- [What the task requires]: Using the listing below, give again exactly the lines from the line with "Emit a Python" to the line with "n_hours = 1682", inclusive, without the pictures.

***** Excerpted records

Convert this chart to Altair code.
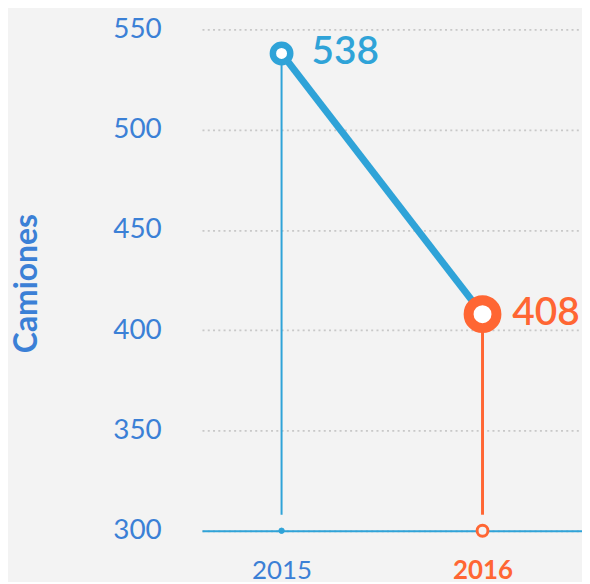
import altair as alt
import pandas as pd

years = [2015, 2016]
values = [538, 408]
labels = ["538", "408"]
stem_base = [308, 308]
axis_base = [300, 300]
y_ticks = [300, 350, 400, 450, 500, 550]

BLUE = "#2fa3d8"
ORANGE = "#ff6633"
AXBLUE = "#3b80d6"
BG = "#f3f3f3"

df = pd.DataFrame({
    "year": years,
    "value": values,
    "label": labels,
    "base": stem_base,
    "axis": axis_base,
})

xscale = alt.Scale(domain=[2014.604, 2016.495], nice=False, zero=False)
yscale = alt.Scale(domain=[300, 550], nice=False, zero=False)

xenc = alt.X(
    "year:Q",
    scale=xscale,
    axis=alt.Axis(
        values=years,
        format="d",
        title=None,
        grid=False,
        ticks=False,
        domain=True,
        domainColor=BLUE,
        domainWidth=2,
        labelFont="Lato",
        labelFontSize=26,
        labelPadding=27,
        labelColor=alt.ExprRef(expr=f"datum.value == 2016 ? '{ORANGE}' : '{AXBLUE}'"),
        labelFontWeight=alt.ExprRef(expr="datum.value == 2016 ? 'bold' : 'normal'"),
    ),
)

yaxis = alt.Axis(
    values=y_ticks,
    title="Camiones",
    titleFont="Lato",
    titleFontSize=32,
    titleFontWeight="bold",
    titleColor=AXBLUE,
    titleAngle=-90,
    titleX=-176,
    titleY=255,
    titleAlign="center",
    titleBaseline="middle",
    labelFont="Lato",
    labelFontSize=28,
    labelColor=AXBLUE,
    labelPadding=41,
    ticks=False,
    domain=False,
    grid=True,
    gridColor="#c8c8c8",
    gridDash=[2, 3.3],
    gridWidth=1.8,
)

color_scale = alt.Scale(domain=years, range=[BLUE, ORANGE])

stems = alt.Chart(df).mark_rule().encode(
    x=xenc,
    y=alt.Y("value:Q", scale=yscale, axis=yaxis),
    y2="base:Q",
    color=alt.Color("year:O", scale=color_scale, legend=None),
    strokeWidth=alt.StrokeWidth("year:O", scale=alt.Scale(domain=years, range=[2, 3]), legend=None),
)

line = alt.Chart(df).mark_line(color=BLUE, strokeWidth=7).encode(
    x="year:Q",
    y="value:Q",
)

points = alt.Chart(df).mark_point(shape="circle", fill="white", filled=False, opacity=1, fillOpacity=1).encode(
    x="year:Q",
    y="value:Q",
    stroke=alt.Stroke("year:O", scale=color_scale, legend=None),
    size=alt.Size("year:O", scale=alt.Scale(domain=years, range=[306, 784]), legend=None),
    strokeWidth=alt.StrokeWidth("year:O", scale=alt.Scale(domain=years, range=[6.5, 10]), legend=None),
)

axis_marks = alt.Chart(df).mark_point(shape="circle", opacity=1, fillOpacity=1, filled=False).encode(
    x="year:Q",
    y="axis:Q",
    stroke=alt.Stroke("year:O", scale=color_scale, legend=None),
    fill=alt.Fill("year:O", scale=alt.Scale(domain=years, range=[BLUE, BG]), legend=None),
    size=alt.Size("year:O", scale=alt.Scale(domain=years, range=[30, 120]), legend=None),
    strokeWidth=alt.StrokeWidth("year:O", scale=alt.Scale(domain=years, range=[1, 3]), legend=None),
)

texts = alt.Chart(df).mark_text(
    align="left", baseline="middle", dx=30, dy=-1, font="Lato", fontSize=39, fontWeight=600
).encode(
    x="year:Q",
    y="value:Q",
    text="label:N",
    color=alt.Color("year:O", scale=color_scale, legend=None),
)

chart = alt.layer(stems, line, points, axis_marks, texts).resolve_scale(
    strokeWidth="independent", size="independent", stroke="independent"
).properties(
    width=382,
    height=504,
    background=BG,
    padding={"left": 195, "top": 20, "right": 0, "bottom": 50},
    autosize=alt.AutoSizeParams(type="none"),
).configure_view(stroke=None)

chart.save("out.html", embed_options={"renderer": "svg", "actions": False})
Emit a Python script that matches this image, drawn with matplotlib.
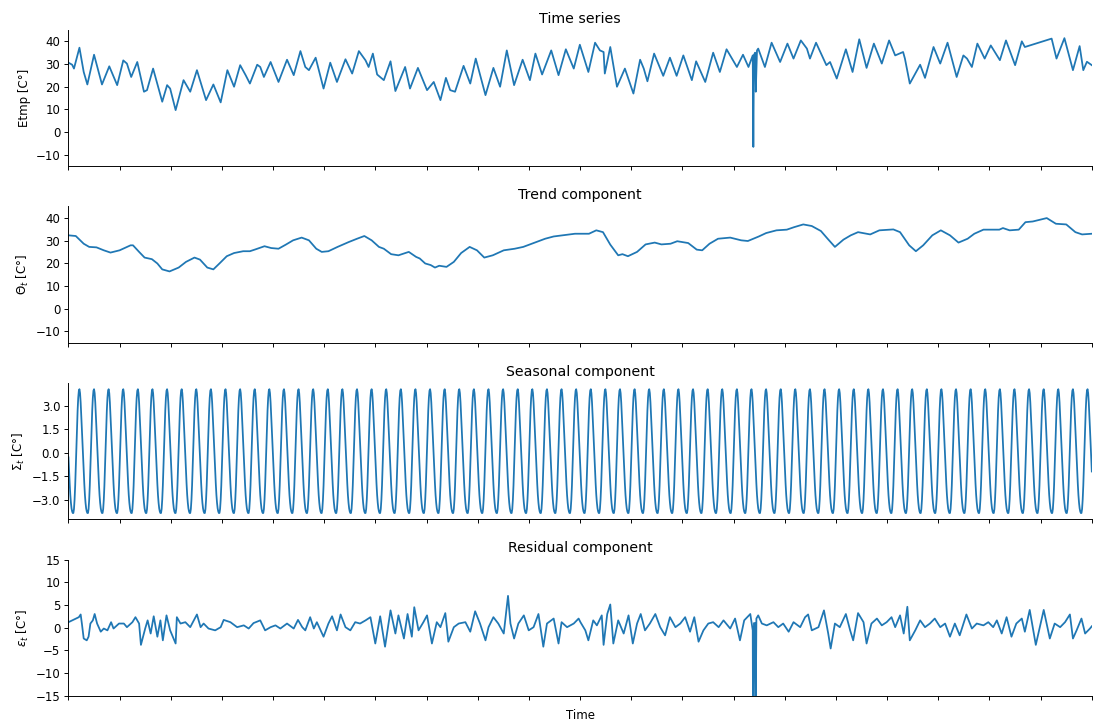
import numpy as np
import matplotlib
matplotlib.use("Agg")
import matplotlib.pyplot as plt
from matplotlib.ticker import MultipleLocator

# hourly index, about 70 days
n_hours = 1682

# observed temperature, read as daily highs / lows (hour, value)
etmp_hours = [0, 6, 9, 18, 25, 31, 42, 55, 67, 80, 90, 96, 103, 113, 124, 129, 139, 154, 162, 167,
              176, 189, 200, 211, 226, 238, 250, 261, 272, 282, 291, 298, 310, 315, 321, 332, 345, 359,
              370, 381, 389, 395, 406, 419, 430, 441, 455, 466, 477, 488, 493, 500, 507, 518, 529, 537,
              553, 561, 574, 589, 600, 611, 620, 627, 635, 649, 660, 669, 685, 698, 709, 720, 732, 746,
              758, 767, 778, 793, 805, 817, 830, 840, 854, 865, 873, 879, 881, 890, 901, 914, 928, 939,
              945, 951, 962, 977, 988, 999, 1010, 1024, 1031, 1046, 1059, 1070, 1081, 1098, 1108, 1117,
              1124, 1125, 1126, 1128, 1129, 1131, 1133, 1144, 1155, 1169, 1181, 1191, 1203, 1213, 1218,
              1228, 1245, 1251, 1262, 1277, 1288, 1299, 1311, 1323, 1336, 1348, 1358, 1371, 1374, 1382,
              1399, 1407, 1421, 1432, 1444, 1459, 1470, 1476, 1484, 1493, 1505, 1515, 1530, 1540, 1555,
              1566, 1571, 1615, 1623, 1636, 1650, 1661, 1667, 1673, 1681]
etmp_values = [30.6, 29.7, 28.0, 37.2, 26.5, 21.0, 34.1, 21.0, 29.0, 20.7, 31.6, 30.2, 24.3, 30.9, 17.8,
               18.5, 28.0, 13.4, 20.7, 19.2, 9.7, 22.9, 17.8, 27.3, 14.1, 21.0, 13.1, 27.3, 20.0, 29.5,
               25.1, 21.4, 29.7, 28.7, 24.3, 30.9, 22.1, 31.9, 25.1, 35.7, 28.7, 27.3, 32.8, 19.2, 30.6,
               22.1, 32.1, 25.8, 35.7, 31.6, 28.7, 34.6, 25.4, 22.9, 31.2, 18.1, 28.7, 19.2, 28.3, 18.5,
               22.1, 14.1, 23.9, 18.5, 17.8, 29.2, 21.4, 32.4, 16.3, 28.3, 20.0, 36.0, 20.7, 31.9, 22.9,
               34.6, 25.4, 36.0, 25.1, 36.5, 28.0, 38.5, 26.5, 39.4, 36.0, 35.3, 25.8, 37.5, 20.0, 28.0,
               17.0, 31.9, 28.0, 22.4, 34.6, 24.8, 32.8, 24.8, 33.8, 22.9, 31.2, 22.1, 35.0, 26.5, 36.5,
               28.7, 34.1, 28.7, 33.8, -6.5, 34.0, 35.0, 17.8, 36.0, 36.8, 28.7, 39.4, 30.9, 39.0, 32.4,
               40.4, 36.8, 32.4, 39.4, 29.5, 30.9, 23.6, 36.5, 26.5, 40.9, 28.3, 39.0, 30.2, 40.4, 33.8,
               35.3, 32.4, 21.4, 29.7, 23.9, 37.5, 30.2, 39.4, 24.3, 33.8, 32.4, 28.7, 39.0, 32.4, 38.2,
               31.7, 40.4, 29.5, 40.0, 37.5, 41.2, 32.4, 41.4, 27.3, 37.9, 27.3, 31.0, 29.5]

# trend component
trend_hours = [0, 12, 25, 34, 46, 58, 69, 84, 102, 106, 116, 125, 137, 146, 154, 166, 181, 193, 207,
               216, 228, 238, 248, 260, 272, 287, 298, 307, 322, 333, 345, 357, 369, 383, 395, 407, 416,
               427, 442, 460, 474, 486, 498, 510, 518, 530, 542, 559, 571, 577, 586, 595, 602, 609, 621,
               633, 645, 659, 671, 683, 697, 715, 733, 747, 768, 783, 797, 820, 832, 855, 867, 878, 890,
               903, 910, 919, 934, 948, 963, 974, 989, 1000, 1018, 1032, 1041, 1053, 1067, 1087, 1105,
               1116, 1134, 1146, 1163, 1180, 1192, 1207, 1221, 1236, 1247, 1259, 1273, 1285, 1297, 1317,
               1332, 1355, 1366, 1381, 1392, 1404, 1419, 1433, 1448, 1462, 1477, 1488, 1503, 1529, 1535,
               1546, 1561, 1572, 1584, 1607, 1622, 1639, 1654, 1665, 1681]
trend_values = [32.3, 32.0, 28.6, 27.2, 27.0, 25.7, 24.7, 25.7, 27.9, 27.9, 25.0, 22.5, 21.8, 19.9,
                17.3, 16.4, 18.1, 20.6, 22.5, 21.6, 18.1, 17.3, 19.9, 23.1, 24.5, 25.3, 25.3, 26.1,
                27.5, 26.7, 26.4, 28.2, 30.1, 31.3, 30.1, 26.4, 25.0, 25.3, 27.2, 29.3, 30.8, 32.0,
                30.1, 27.2, 26.4, 24.0, 23.5, 25.0, 22.8, 22.1, 19.9, 19.2, 18.1, 18.9, 18.4, 20.6,
                24.5, 27.2, 25.7, 22.5, 23.5, 25.7, 26.4, 27.2, 29.3, 30.8, 31.8, 32.6, 33.0, 33.0,
                34.5, 33.7, 28.2, 23.5, 24.0, 23.1, 25.0, 28.3, 29.1, 28.3, 28.6, 29.7, 28.9, 26.0,
                25.7, 28.6, 30.8, 31.3, 30.1, 29.8, 31.8, 33.3, 34.5, 34.8, 35.9, 37.1, 36.4, 34.2,
                30.8, 27.2, 30.4, 32.3, 33.7, 32.7, 34.5, 34.9, 33.7, 27.9, 25.3, 27.9, 32.3, 34.5,
                32.3, 29.1, 30.8, 33.0, 34.8, 34.8, 35.5, 34.5, 34.8, 38.1, 38.4, 39.9, 37.4, 37.1,
                33.7, 32.7, 33.0]

# seasonal component: one daily cycle (24 hourly values), repeated each day
seasonal_day = [-0.3, -1.2, -2.0, -2.7, -3.2, -3.55, -3.75, -3.85, -3.85, -3.6, -3.0, -2.1,
                -1.0, 0.3, 1.6, 2.7, 3.5, 3.95, 4.05, 3.8, 3.2, 2.4, 1.5, 0.6]

# residual component
resid_hours = [0, 17, 20, 22, 25, 30, 33, 36, 40, 43,
               47, 53, 58, 64, 70, 74, 83, 91, 96, 105,
               110, 116, 119, 126, 130, 135, 140, 146, 151, 155,
               161, 167, 176, 178, 184, 192, 200, 206, 211, 217,
               222, 230, 241, 250, 255, 266, 277, 288, 296, 304,
               315, 323, 332, 340, 348, 359, 370, 377, 384, 389,
               397, 403, 408, 419, 427, 433, 441, 447, 455, 463,
               471, 479, 488, 496, 504, 512, 520, 529, 537, 542,
               551, 557, 564, 568, 575, 583, 589, 597, 605, 611,
               619, 624, 633, 641, 652, 660, 668, 676, 685, 690,
               698, 706, 715, 722, 726, 732, 739, 748, 756, 764,
               772, 780, 786, 797, 805, 810, 819, 830, 838,
               841, 849, 854, 862, 868, 876, 879, 885, 890, 895,
               903, 912, 920, 927, 934, 940, 947, 955, 964, 972,
               980, 988, 997, 1005, 1013, 1021, 1028, 1035, 1043, 1051,
               1059, 1068, 1076, 1087, 1095, 1103, 1110, 1120, 1124, 1125,
               1126, 1128, 1129, 1130, 1133, 1139, 1147, 1158, 1166, 1174,
               1183, 1191, 1202, 1210, 1215, 1221, 1232, 1241, 1248, 1252,
               1259, 1267, 1277, 1284, 1289, 1297, 1306, 1311, 1319, 1328,
               1336, 1344, 1352, 1358, 1366, 1372, 1378, 1382, 1391, 1399,
               1407, 1415, 1423, 1432, 1440, 1448, 1456, 1464, 1475, 1484,
               1492, 1503, 1511, 1519, 1525, 1533, 1541, 1549, 1557, 1566,
               1571, 1579, 1589, 1602, 1612, 1620, 1629, 1637, 1645, 1650,
               1656, 1664, 1670, 1678, 1681]
resid_values = [1.2, 2.3, 2.9, 0.9, -2.4, -2.8, -2.0, 0.9, 1.6, 3.0,
                0.9, -0.9, -0.2, -0.6, 1.2, -0.2, 0.9, 0.9, 0.1, 1.2,
                2.3, 0.9, -3.8, -0.2, 1.6, -1.3, 2.5, -2.0, 1.6, -2.8,
                2.7, -0.6, -3.5, 2.3, 0.9, 1.2, 0.1, 1.6, 2.9, 0.1,
                0.9, -0.2, -0.6, 0.1, 1.7, 1.2, 0.1, 0.5, -0.2, 1.0,
                1.6, -0.6, 0.1, 0.5, -0.2, 0.9, -0.2, 1.7, 0.1, -0.6,
                2.3, -0.2, 1.2, -2.0, 0.9, 2.5, -0.6, 2.9, 0.1, -0.6,
                1.2, 0.9, 1.6, 2.3, -3.5, 2.5, -4.2, 3.8, -1.3, 2.7,
                -2.4, 3.0, -2.0, 4.5, -0.6, 1.2, 2.7, -3.5, 1.2, 0.1,
                3.2, -3.1, 0.1, 0.9, 1.2, -0.9, 3.6, 0.9, -2.8, 0.1,
                2.3, 0.9, -1.3, 7.0, 0.9, -2.4, 0.9, 2.7, -0.6, 0.1,
                3.0, -4.2, 0.9, 2.0, -3.5, 1.2, 0.1, 0.9, 2.0,
                1.2, -0.6, -2.8, 1.6, 0.5, 2.7, -3.8, 3.0, 5.1, -3.5,
                1.6, -1.3, 2.7, -3.5, 0.9, 3.0, -0.6, 0.9, 3.0, 0.1,
                -1.7, 2.3, 0.1, 0.9, 2.3, -0.9, 2.3, -3.1, -0.6, 0.9,
                1.2, 0.1, 1.6, -0.2, 2.0, -2.8, 1.6, 3.0, -0.6, -41.0,
                1.0, 1.0, -18.0, 2.0, 2.7, 0.9, 0.5, 1.2, 0.1, 0.9,
                -0.9, 1.2, 0.1, 2.3, 2.9, -0.6, 0.1, 3.8, -1.3, -4.6,
                0.9, 0.1, 3.0, -0.6, -2.8, 3.2, 1.2, -3.5, 0.9, 2.0,
                0.5, 1.2, 2.3, 0.1, 2.7, -1.3, 4.6, -2.8, -0.6, 1.6,
                0.1, 0.9, 2.0, 0.1, 0.9, -2.0, 0.9, -1.7, 2.9, -0.2,
                0.9, 0.5, 1.2, 0.1, 1.6, -1.3, 2.3, -2.0, 0.9, 2.0,
                -0.9, 3.9, -3.8, 3.9, -2.4, 0.9, 0.1, 1.2, 2.9, -2.4,
                -0.6, 2.0, -1.3, -0.2, 0.3]

titles = ["Time series", "Trend component", "Seasonal component", "Residual component"]
ylabels = ["Etmp [C°]", r"$\Theta_t$ [C°]", r"$\Sigma_t$ [C°]", r"$\varepsilon_t$ [C°]"]

season_hours = np.arange(n_hours)
season_values = np.resize(seasonal_day, n_hours)

fig, axes = plt.subplots(4, 1, figsize=(1094 / 85, 726 / 85), dpi=85)
fig.subplots_adjust(left=0.0626, right=0.998, bottom=0.0417, top=0.9587, hspace=0.296)

series = [(etmp_hours, etmp_values), (trend_hours, trend_values),
          (season_hours, season_values), (resid_hours, resid_values)]

for ax, (x, y), title, ylab in zip(axes, series, titles, ylabels):
    ax.plot(x, y, color="#1f77b4", lw=1.5)
    ax.set_title(title)
    ax.set_ylabel(ylab)
    ax.set_xlim(0, n_hours - 1)
    ax.set_xticks(np.linspace(0, n_hours - 1, 21))
    ax.set_xticklabels([])
    ax.spines["top"].set_visible(False)
    ax.spines["right"].set_visible(False)

for ax in axes[:2]:
    ax.set_ylim(-15, 45)
    ax.yaxis.set_major_locator(MultipleLocator(10))
axes[2].yaxis.set_major_locator(MultipleLocator(1.5))
axes[3].set_ylim(-15, 15)
axes[3].yaxis.set_major_locator(MultipleLocator(5))
axes[3].set_xlabel("Time")

fig.savefig("out.png", dpi=85)
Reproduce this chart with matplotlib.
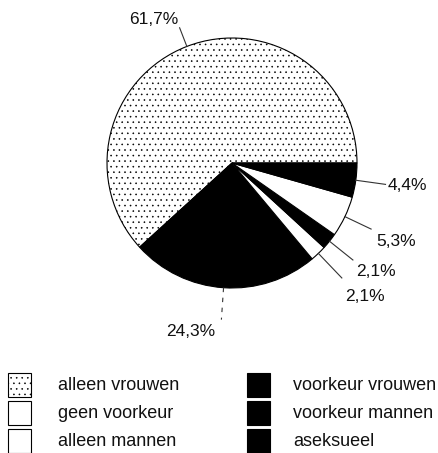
import numpy as np
import matplotlib
matplotlib.use("Agg")
import matplotlib.pyplot as plt
from matplotlib.patches import Rectangle

plt.rcParams['font.family'] = ['Liberation Sans', 'DejaVu Sans']
plt.rcParams['hatch.color'] = '#9a9a9a'
plt.rcParams['hatch.linewidth'] = 0.4

# data (pie order, counterclockwise from 3 o'clock)
categories = ["alleen vrouwen", "voorkeur vrouwen", "alleen mannen",
              "voorkeur mannen", "geen voorkeur", "aseksueel"]
values = [61.7, 24.3, 2.1, 2.1, 5.3, 4.4]
value_labels = ["61,7%", "24,3%", "2,1%", "2,1%", "5,3%", "4,4%"]
legend_order = ["alleen vrouwen", "geen voorkeur", "alleen mannen",
                "voorkeur vrouwen", "voorkeur mannen", "aseksueel"]

# styles
face = {"alleen vrouwen": "white", "voorkeur vrouwen": "black",
        "alleen mannen": "white", "voorkeur mannen": "black",
        "geen voorkeur": "white", "aseksueel": "black"}
hatch = {"alleen vrouwen": "..."}

W, H = 439, 453
fig = plt.figure(figsize=(W / 100, H / 100), dpi=100)
ax = fig.add_axes([0, 0, 1, 1])

cx, cy, R = 232, H - 163, 125
wedges, _ = ax.pie(values, colors=[face[c] for c in categories], startangle=0,
                   counterclock=True, center=(cx, cy), radius=R,
                   wedgeprops=dict(edgecolor='black', linewidth=0.8))
for w, c in zip(wedges, categories):
    if c in hatch:
        w.set_hatch(hatch[c])

# label offsets (text position relative to leader end, in pixels) and alignment
offsets = [(-26, 8, 'center'), (-6, -12, 'right'), (3, -19, 'left'),
           (3, -12, 'left'), (5, -12, 'left'), (2, -1, 'left')]
r_out = [145, 157, 159, 155, 154, 155]
for w, lab, (dx, dy, ha), ro in zip(wedges, value_labels, offsets, r_out):
    ang = np.deg2rad((w.theta1 + w.theta2) / 2)
    x0, y0 = cx + R * np.cos(ang), cy + R * np.sin(ang)
    x1, y1 = cx + ro * np.cos(ang), cy + ro * np.sin(ang)
    ls = (0, (4, 5)) if lab == "24,3%" else '-'
    ax.plot([x0, x1], [y0, y1], color='#333333', lw=0.8, ls=ls)
    ax.text(x1 + dx, y1 + dy, lab, ha=ha, va='center', fontsize=12.5, color='#111111')

# legend
col_x = [8, 247]
text_x = [58, 293]
row_y = [H - 385, H - 413, H - 441]
for i, name in enumerate(legend_order):
    col, row = divmod(i, 3)
    x, y = col_x[col], row_y[row]
    ax.add_patch(Rectangle((x, y - 12), 23, 24, facecolor=face[name],
                           edgecolor='black', lw=0.8, hatch=hatch.get(name)))
    ax.text(text_x[col], y, name, ha='left', va='center', fontsize=13, color='#111111')

ax.set_xlim(0, W)
ax.set_ylim(0, H)
ax.set_aspect('auto')
ax.axis('off')
fig.savefig("out.png", dpi=100)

**********

- [Finished answer]:
Emit a Python script that matches this image, drawn with matplotlib.
import numpy as np
import matplotlib
matplotlib.use("Agg")
import matplotlib.pyplot as plt
from matplotlib.ticker import MultipleLocator

# hourly index, about 70 days
n_hours = 1682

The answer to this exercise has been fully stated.